If we reflect on the dualistic aspects of Britishness however, we know that much can be done to soften tradition. Connection to quality and craft, those underpinning attributes of heritage, can be explored in a fresh manner, leading to new expressions for British brands’ stories. Or brands could tap into a notion of Britishness that places importance on ingenuity rather than tradition. This sense of eccentricity is central to the national psyche. Rebelliousness, wit, or a mixture of the two can play a role in creating brands that are self-aware and embrace individualism. They often acknowledge visual cues of the nation in their visual identity, yet routinely it’s in paradox with the unconventionality of the offer, injecting autonomy and coolness into a brand. Innovation is the driving life-force of the global economy. Tradition is solid, revered and often preferential, but for brands, ingenuity is a necessity.
What to do with this identity crisis? Firstly, try to categorise it in different terms. Think of it instead as a crisis of confidence which has led to a weakness of intent. Difficulties in identifying sentiment towards Britishness shouldn’t dissuade brands from using it in communications. Shying away from the challenge means you can’t reap the rewards. We’re a nation that defines itself through constant reinvention underlined by aspects of continuity.
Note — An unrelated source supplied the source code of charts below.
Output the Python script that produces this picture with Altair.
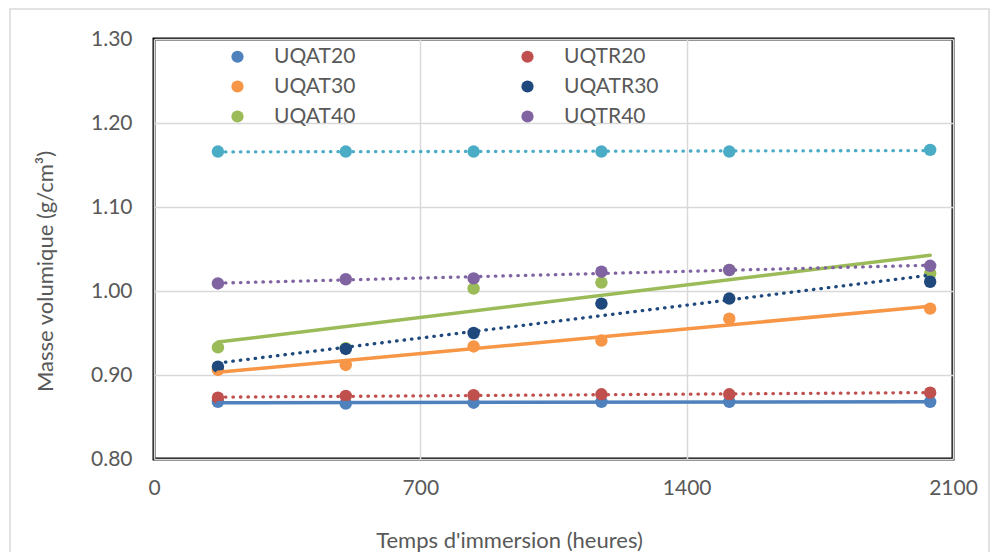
import altair as alt
import pandas as pd

# Immersion time (hours) at each weighing
hours = [168, 504, 840, 1176, 1512, 2040]

# Density (g/cm3) measured for each sample series
uqat20 = [0.868, 0.866, 0.867, 0.868, 0.868, 0.868]
uqat30 = [0.906, 0.912, 0.934, 0.941, 0.967, 0.979]
uqat40 = [0.933, 0.932, 1.003, 1.010, 1.025, 1.021]
uqtr20 = [0.873, 0.875, 0.876, 0.877, 0.877, 0.879]
uqatr30 = [0.910, 0.931, 0.950, 0.985, 0.991, 1.011]
uqtr40 = [1.009, 1.014, 1.015, 1.023, 1.025, 1.030]
serie7 = [1.166, 1.166, 1.166, 1.166, 1.166, 1.168]

series_names = ["UQAT20", "UQAT30", "UQAT40", "UQTR20", "UQATR30", "UQTR40", "Série 7"]
series_values = [uqat20, uqat30, uqat40, uqtr20, uqatr30, uqtr40, serie7]
series_colors = ["#4F81BD", "#F79646", "#9BBB59", "#C0504D", "#1F497D", "#8064A2", "#4BACC6"]

# Series with a solid trend line; the others get a round-dot trend line
solid_series = ["UQAT20", "UQAT30", "UQAT40"]
dotted_series = ["UQTR20", "UQATR30", "UQTR40", "Série 7"]

# Legend entries (laid out column by column, three per column)
legend_order = ["UQAT20", "UQAT30", "UQAT40", "UQTR20", "UQATR30", "UQTR40"]

x_ticks = [0, 700, 1400, 2100]
y_ticks = [0.8, 0.9, 1.0, 1.1, 1.2, 1.3]

rows = []
for idx, (name, values) in enumerate(zip(series_names, series_values)):
    for h, v in zip(hours, values):
        rows.append({"serie": name, "heures": h, "masse": v, "ordre": idx})
df = pd.DataFrame(rows)

FONT = "Lato"
TEXT = "#595959"
W, H = 799, 420

x_enc = alt.X(
    "heures:Q",
    scale=alt.Scale(domain=[0, 2100], nice=False),
    axis=alt.Axis(
        values=x_ticks,
        format="d",
        labelFlush=False,
        title="Temps d'immersion (heures)",
        titleX=355,
        titleY=81,
        titleBaseline="middle",
        titleAlign="center",
        labelPadding=18,
    ),
)
y_enc = alt.Y(
    "masse:Q",
    scale=alt.Scale(domain=[0.8, 1.3], nice=False, zero=False),
    axis=alt.Axis(
        values=y_ticks,
        format=".2f",
        labelFlush=False,
        title="Masse volumique (g/cm³)",
        titleX=-109,
        titleY=232,
        titleBaseline="middle",
        titleAlign="center",
        labelPadding=22,
    ),
)

color_scale = alt.Scale(domain=series_names, range=series_colors)

points = alt.Chart(df).mark_circle(size=155, opacity=1).encode(
    x=x_enc,
    y=y_enc,
    color=alt.Color(
        "serie:N",
        scale=color_scale,
        legend=alt.Legend(
            values=legend_order,
            columns=2,
            orient="none",
            legendX=73,
            legendY=7,
            title=None,
            symbolType="circle",
            symbolSize=150,
            symbolStrokeWidth=0,
            labelFont=FONT,
            labelFontSize=21,
            labelColor=TEXT,
            labelOffset=26,
            columnPadding=161,
            rowPadding=8,
            padding=0,
        ),
    ),
    order=alt.Order("ordre:Q"),
)

solid_trend = (
    alt.Chart(df)
    .transform_filter(alt.FieldOneOfPredicate(field="serie", oneOf=solid_series))
    .transform_regression("heures", "masse", groupby=["serie"])
    .mark_line(strokeWidth=3.5, strokeCap="round")
    .encode(
        x="heures:Q",
        y="masse:Q",
        color=alt.Color("serie:N", scale=color_scale, legend=None),
    )
)

dotted_trend = (
    alt.Chart(df)
    .transform_filter(alt.FieldOneOfPredicate(field="serie", oneOf=dotted_series))
    .transform_regression("heures", "masse", groupby=["serie"])
    .mark_line(strokeWidth=3.3, strokeCap="round", strokeDash=[0.5, 7.0])
    .encode(
        x="heures:Q",
        y="masse:Q",
        color=alt.Color("serie:N", scale=color_scale, legend=None),
    )
)

# Light outer frame around the whole chart area
frame = alt.Chart(pd.DataFrame({"cadre": [0]})).mark_rect(
    fillOpacity=0, stroke="#D9D9D9", strokeWidth=1.5
).encode(
    x=alt.value(-144), x2=alt.value(835), y=alt.value(-30), y2=alt.value(530)
)

chart = (
    alt.layer(frame, points, solid_trend, dotted_trend)
    .resolve_legend(color="independent")
    .properties(
        width=W,
        height=H,
        autosize=alt.AutoSizeParams(type="none"),
        padding={"left": 154, "top": 39, "right": 45, "bottom": 93},
        background="white",
    )
    .configure_view(stroke="black", strokeWidth=3)
    .configure_axis(
        domain=False,
        ticks=False,
        grid=True,
        gridColor="#D9D9D9",
        gridWidth=1.5,
        labelFont=FONT,
        labelFontSize=21,
        labelColor=TEXT,
        titleFont=FONT,
        titleFontSize=22,
        titleFontWeight="normal",
        titleColor=TEXT,
    )
)

chart.save("out.html", embed_options={"renderer": "svg", "actions": False})
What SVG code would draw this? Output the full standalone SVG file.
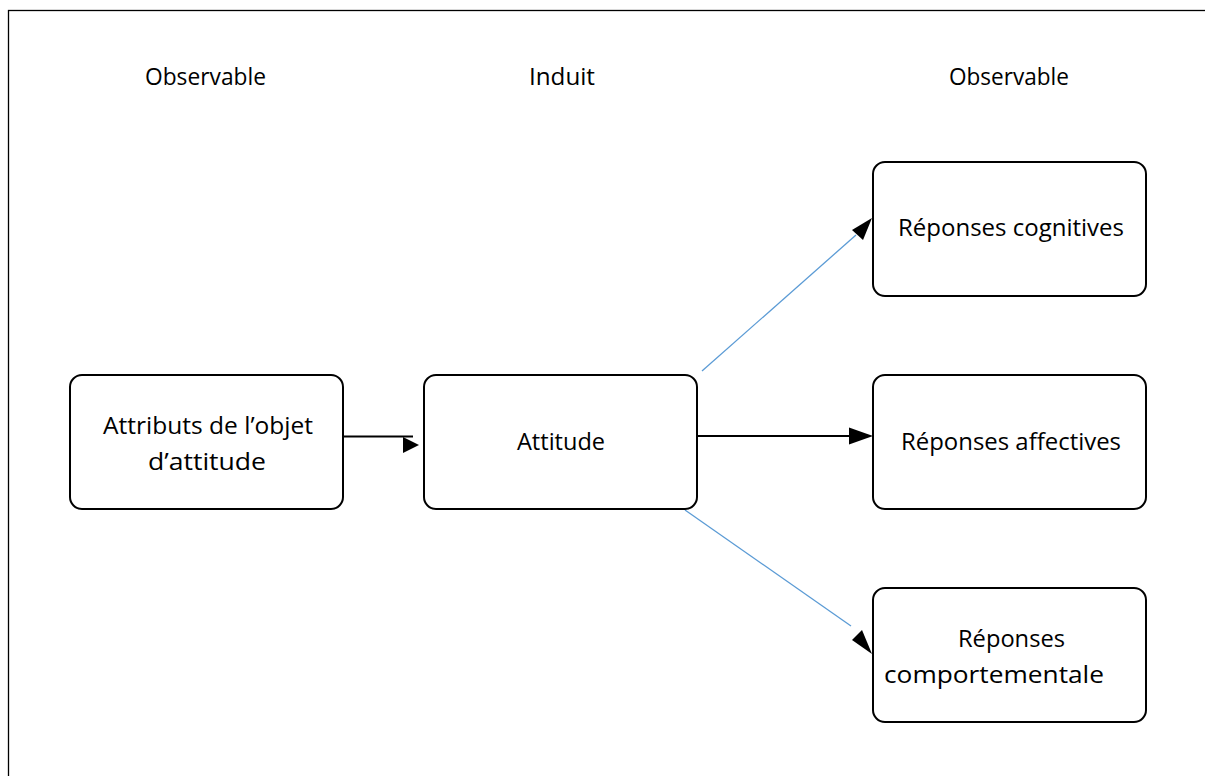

British brands can lead the way in harnessing complex, multi-faceted personalities.
Consumers’ notions of heritage are comprised of a sense of solidity, saturated with reinforcing stories and traditions. But it’s when they’re combined with fresh themes and attitudes that brands can resonate with new audiences while continuing to engage the existing base.
We believe that now, more than ever, it’s time for British brands to reclaim their Britishness. It’s in the interests of brands to build on and develop the positive associations for a new era.
Provenance matters, provenance attracts, provenance sells. Use it.